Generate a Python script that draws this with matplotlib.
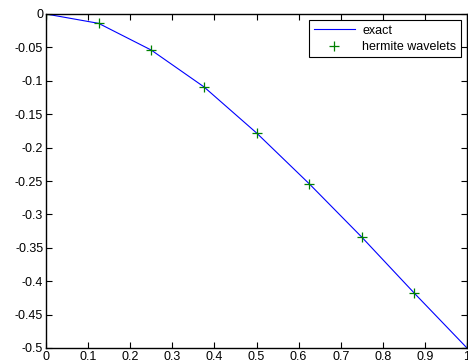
import matplotlib
matplotlib.use('Agg')
import matplotlib.pyplot as plt

plt.rcParams['font.family'] = ['Liberation Sans', 'DejaVu Sans']

x = [0, 0.125, 0.25, 0.375, 0.5, 0.625, 0.75, 0.875, 1.0]
exact = [0, -0.014, -0.054, -0.109, -0.178, -0.254, -0.334, -0.418, -0.5]
hermite = [0, -0.014, -0.054, -0.109, -0.178, -0.254, -0.334, -0.418, -0.5]

xticks = [0, 0.1, 0.2, 0.3, 0.4, 0.5, 0.6, 0.7, 0.8, 0.9, 1]
yticks = [0, -0.05, -0.1, -0.15, -0.2, -0.25, -0.3, -0.35, -0.4, -0.45, -0.5]

fig = plt.figure(figsize=(4.68, 3.61), dpi=100)
ax = fig.add_axes([46/468, 13/361, 421/468, 334/361])

ax.plot(x, exact, color='blue', linewidth=0.8, label='exact')
ax.plot(x, hermite, linestyle='none', marker='+', color='#008000',
        markersize=6.5, markeredgewidth=0.9, label='hermite wavelets')

ax.set_xlim(0, 1)
ax.set_ylim(-0.5, 0)
ax.set_xticks(xticks)
ax.set_xticklabels(['0', '0.1', '0.2', '0.3', '0.4', '0.5', '0.6', '0.7', '0.8', '0.9', '1'])
ax.set_yticks(yticks)
ax.set_yticklabels(['0', '-0.05', '-0.1', '-0.15', '-0.2', '-0.25', '-0.3', '-0.35', '-0.4', '-0.45', '-0.5'])
ax.tick_params(direction='in', top=True, right=True, length=4, width=0.8,
               labelsize=9, pad=2)
for s in ax.spines.values():
    s.set_linewidth(1.0)

leg = ax.legend(loc='upper right', fontsize=9, fancybox=False, framealpha=1,
                edgecolor='black', handlelength=3.3, handletextpad=0.6,
                borderaxespad=0.5, borderpad=0.35, labelspacing=0.35)
leg.get_frame().set_linewidth(0.8)

fig.savefig('out.png', dpi=100)
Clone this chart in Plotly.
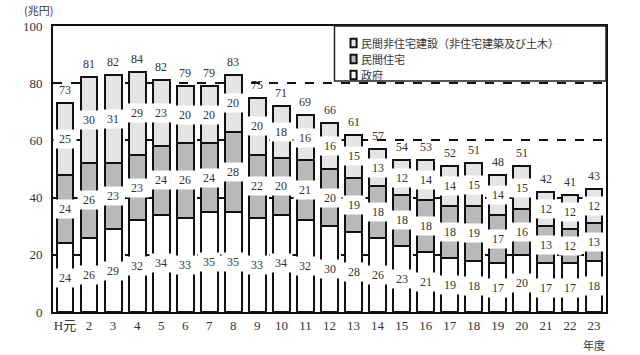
import plotly.graph_objects as go

years = ["H元", "2", "3", "4", "5", "6", "7", "8", "9", "10", "11", "12",
         "13", "14", "15", "16", "17", "18", "19", "20", "21", "22", "23"]
government = [24, 26, 29, 32, 34, 33, 35, 35, 33, 34, 32, 30, 28, 26, 23, 21, 19, 18, 17, 20, 17, 17, 18]
private_housing = [24, 26, 23, 23, 24, 26, 24, 28, 22, 20, 21, 20, 19, 18, 18, 18, 18, 19, 17, 16, 13, 12, 13]
private_nonres = [25, 30, 31, 29, 23, 20, 20, 20, 20, 18, 16, 16, 15, 13, 12, 14, 14, 15, 14, 15, 12, 12, 12]
totals = [73, 81, 82, 84, 82, 79, 79, 83, 75, 71, 69, 66, 61, 57, 54, 53, 52, 51, 48, 51, 42, 41, 43]

series = [
    ("政府", government, "#ffffff"),
    ("民間住宅", private_housing, "#b9b9b9"),
    ("民間非住宅建設（非住宅建築及び土木）", private_nonres, "#e4e4e4"),
]

NUMFONT = "Liberation Serif, DejaVu Serif, serif"
JPFONT = "Noto Sans CJK JP, sans-serif"
TXT = "#333333"

idx = list(range(len(years)))

fig = go.Figure()
for name, vals, col in series:
    fig.add_trace(go.Bar(
        x=idx, y=vals, name=name, width=0.7,
        marker=dict(color=col, line=dict(color="#111111", width=2)),
        showlegend=False,
    ))

annotations = []
bases = [0] * len(years)
for name, vals, col in series:
    for i, v in enumerate(vals):
        annotations.append(dict(
            x=i, y=bases[i] + v / 2, text=str(v), showarrow=False,
            xref="x", yref="y", bgcolor="white", width=20, height=16,
            font=dict(family=NUMFONT, size=12, color=TXT),
        ))
        bases[i] += v
for i, t in enumerate(totals):
    annotations.append(dict(
        x=i, y=bases[i], text=str(t), showarrow=False,
        xref="x", yref="y", yanchor="bottom", yshift=4,
        font=dict(family=NUMFONT, size=12, color=TXT),
    ))

# unit label and year label
annotations.append(dict(x=0, y=1, xref="paper", yref="paper", xanchor="right", yanchor="bottom",
                        xshift=2, yshift=6, text="(兆円)", showarrow=False,
                        font=dict(family=JPFONT, size=11, color=TXT)))
annotations.append(dict(x=len(years) - 1, y=0, xref="x", yref="y", yanchor="top", yshift=-23,
                        text="年度", showarrow=False,
                        font=dict(family=JPFONT, size=11, color=TXT)))

# manual legend (top-right box)
shapes = [dict(type="rect", xref="paper", yref="paper", x0=0.509, x1=1.0, y0=0.808, y1=1.0,
               line=dict(color="#222222", width=1.5), fillcolor="white", layer="above")]
leg_items = [series[2], series[1], series[0]]
leg_y = [0.9406, 0.8846, 0.8287]
for (name, vals, col), yy in zip(leg_items, leg_y):
    shapes.append(dict(type="rect", xref="paper", yref="paper",
                       x0=0.538, x1=0.549, y0=yy - 0.015, y1=yy + 0.015,
                       line=dict(color="#111111", width=2), fillcolor=col, layer="above"))
    annotations.append(dict(x=0.553, y=yy, xref="paper", yref="paper", xanchor="left",
                            yanchor="middle", text=name, showarrow=False,
                            font=dict(family=JPFONT, size=11, color=TXT)))

fig.update_layout(
    width=640, height=355, margin=dict(l=53, r=34, t=26, b=43),
    paper_bgcolor="white", plot_bgcolor="white",
    barmode="stack", bargap=0.3,
    annotations=annotations, shapes=shapes, showlegend=False,
)
fig.update_xaxes(
    range=[-0.5, 22.5], tickvals=idx, ticktext=years, showgrid=False,
    showline=True, mirror=True, linecolor="#111111", linewidth=2,
    ticks="", tickfont=dict(family=NUMFONT + ", " + JPFONT, size=13, color=TXT),
)
fig.update_yaxes(
    range=[0, 100], tickvals=[0, 20, 40, 60, 80, 100],
    showgrid=True, gridcolor="#111111", gridwidth=1.5, griddash="dash",
    showline=True, mirror=True, linecolor="#111111", linewidth=2,
    ticks="", ticklabelstandoff=6,
    tickfont=dict(family=NUMFONT, size=13, color=TXT), zeroline=False,
)
fig.write_html("out.html")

→ **What the exercise asks**:
All of the material above needs to be restated exactly, with no pictures.

→ **Written solution**:
Generate a Python script that draws this with matplotlib.
import matplotlib
matplotlib.use('Agg')
import matplotlib.pyplot as plt

plt.rcParams['font.family'] = ['Liberation Sans', 'DejaVu Sans']

x = [0, 0.125, 0.25, 0.375, 0.5, 0.625, 0.75, 0.875, 1.0]
exact = [0, -0.014, -0.054, -0.109, -0.178, -0.254, -0.334, -0.418, -0.5]
hermite = [0, -0.014, -0.054, -0.109, -0.178, -0.254, -0.334, -0.418, -0.5]

xticks = [0, 0.1, 0.2, 0.3, 0.4, 0.5, 0.6, 0.7, 0.8, 0.9, 1]
yticks = [0, -0.05, -0.1, -0.15, -0.2, -0.25, -0.3, -0.35, -0.4, -0.45, -0.5]

fig = plt.figure(figsize=(4.68, 3.61), dpi=100)
ax = fig.add_axes([46/468, 13/361, 421/468, 334/361])

ax.plot(x, exact, color='blue', linewidth=0.8, label='exact')
ax.plot(x, hermite, linestyle='none', marker='+', color='#008000',
        markersize=6.5, markeredgewidth=0.9, label='hermite wavelets')

ax.set_xlim(0, 1)
ax.set_ylim(-0.5, 0)
ax.set_xticks(xticks)
ax.set_xticklabels(['0', '0.1', '0.2', '0.3', '0.4', '0.5', '0.6', '0.7', '0.8', '0.9', '1'])
ax.set_yticks(yticks)
ax.set_yticklabels(['0', '-0.05', '-0.1', '-0.15', '-0.2', '-0.25', '-0.3', '-0.35', '-0.4', '-0.45', '-0.5'])
ax.tick_params(direction='in', top=True, right=True, length=4, width=0.8,
               labelsize=9, pad=2)
for s in ax.spines.values():
    s.set_linewidth(1.0)

leg = ax.legend(loc='upper right', fontsize=9, fancybox=False, framealpha=1,
                edgecolor='black', handlelength=3.3, handletextpad=0.6,
                borderaxespad=0.5, borderpad=0.35, labelspacing=0.35)
leg.get_frame().set_linewidth(0.8)

fig.savefig('out.png', dpi=100)
Clone this chart in Plotly.
import plotly.graph_objects as go

years = ["H元", "2", "3", "4", "5", "6", "7", "8", "9", "10", "11", "12",
         "13", "14", "15", "16", "17", "18", "19", "20", "21", "22", "23"]
government = [24, 26, 29, 32, 34, 33, 35, 35, 33, 34, 32, 30, 28, 26, 23, 21, 19, 18, 17, 20, 17, 17, 18]
private_housing = [24, 26, 23, 23, 24, 26, 24, 28, 22, 20, 21, 20, 19, 18, 18, 18, 18, 19, 17, 16, 13, 12, 13]
private_nonres = [25, 30, 31, 29, 23, 20, 20, 20, 20, 18, 16, 16, 15, 13, 12, 14, 14, 15, 14, 15, 12, 12, 12]
totals = [73, 81, 82, 84, 82, 79, 79, 83, 75, 71, 69, 66, 61, 57, 54, 53, 52, 51, 48, 51, 42, 41, 43]

series = [
    ("政府", government, "#ffffff"),
    ("民間住宅", private_housing, "#b9b9b9"),
    ("民間非住宅建設（非住宅建築及び土木）", private_nonres, "#e4e4e4"),
]

NUMFONT = "Liberation Serif, DejaVu Serif, serif"
JPFONT = "Noto Sans CJK JP, sans-serif"
TXT = "#333333"

idx = list(range(len(years)))

fig = go.Figure()
for name, vals, col in series:
    fig.add_trace(go.Bar(
        x=idx, y=vals, name=name, width=0.7,
        marker=dict(color=col, line=dict(color="#111111", width=2)),
        showlegend=False,
    ))

annotations = []
bases = [0] * len(years)
for name, vals, col in series:
    for i, v in enumerate(vals):
        annotations.append(dict(
            x=i, y=bases[i] + v / 2, text=str(v), showarrow=False,
            xref="x", yref="y", bgcolor="white", width=20, height=16,
            font=dict(family=NUMFONT, size=12, color=TXT),
        ))
        bases[i] += v
for i, t in enumerate(totals):
    annotations.append(dict(
        x=i, y=bases[i], text=str(t), showarrow=False,
        xref="x", yref="y", yanchor="bottom", yshift=4,
        font=dict(family=NUMFONT, size=12, color=TXT),
    ))

# unit label and year label
annotations.append(dict(x=0, y=1, xref="paper", yref="paper", xanchor="right", yanchor="bottom",
                        xshift=2, yshift=6, text="(兆円)", showarrow=False,
                        font=dict(family=JPFONT, size=11, color=TXT)))
annotations.append(dict(x=len(years) - 1, y=0, xref="x", yref="y", yanchor="top", yshift=-23,
                        text="年度", showarrow=False,
                        font=dict(family=JPFONT, size=11, color=TXT)))

# manual legend (top-right box)
shapes = [dict(type="rect", xref="paper", yref="paper", x0=0.509, x1=1.0, y0=0.808, y1=1.0,
               line=dict(color="#222222", width=1.5), fillcolor="white", layer="above")]
leg_items = [series[2], series[1], series[0]]
leg_y = [0.9406, 0.8846, 0.8287]
for (name, vals, col), yy in zip(leg_items, leg_y):
    shapes.append(dict(type="rect", xref="paper", yref="paper",
                       x0=0.538, x1=0.549, y0=yy - 0.015, y1=yy + 0.015,
                       line=dict(color="#111111", width=2), fillcolor=col, layer="above"))
    annotations.append(dict(x=0.553, y=yy, xref="paper", yref="paper", xanchor="left",
                            yanchor="middle", text=name, showarrow=False,
                            font=dict(family=JPFONT, size=11, color=TXT)))

fig.update_layout(
    width=640, height=355, margin=dict(l=53, r=34, t=26, b=43),
    paper_bgcolor="white", plot_bgcolor="white",
    barmode="stack", bargap=0.3,
    annotations=annotations, shapes=shapes, showlegend=False,
)
fig.update_xaxes(
    range=[-0.5, 22.5], tickvals=idx, ticktext=years, showgrid=False,
    showline=True, mirror=True, linecolor="#111111", linewidth=2,
    ticks="", tickfont=dict(family=NUMFONT + ", " + JPFONT, size=13, color=TXT),
)
fig.update_yaxes(
    range=[0, 100], tickvals=[0, 20, 40, 60, 80, 100],
    showgrid=True, gridcolor="#111111", gridwidth=1.5, griddash="dash",
    showline=True, mirror=True, linecolor="#111111", linewidth=2,
    ticks="", ticklabelstandoff=6,
    tickfont=dict(family=NUMFONT, size=13, color=TXT), zeroline=False,
)
fig.write_html("out.html")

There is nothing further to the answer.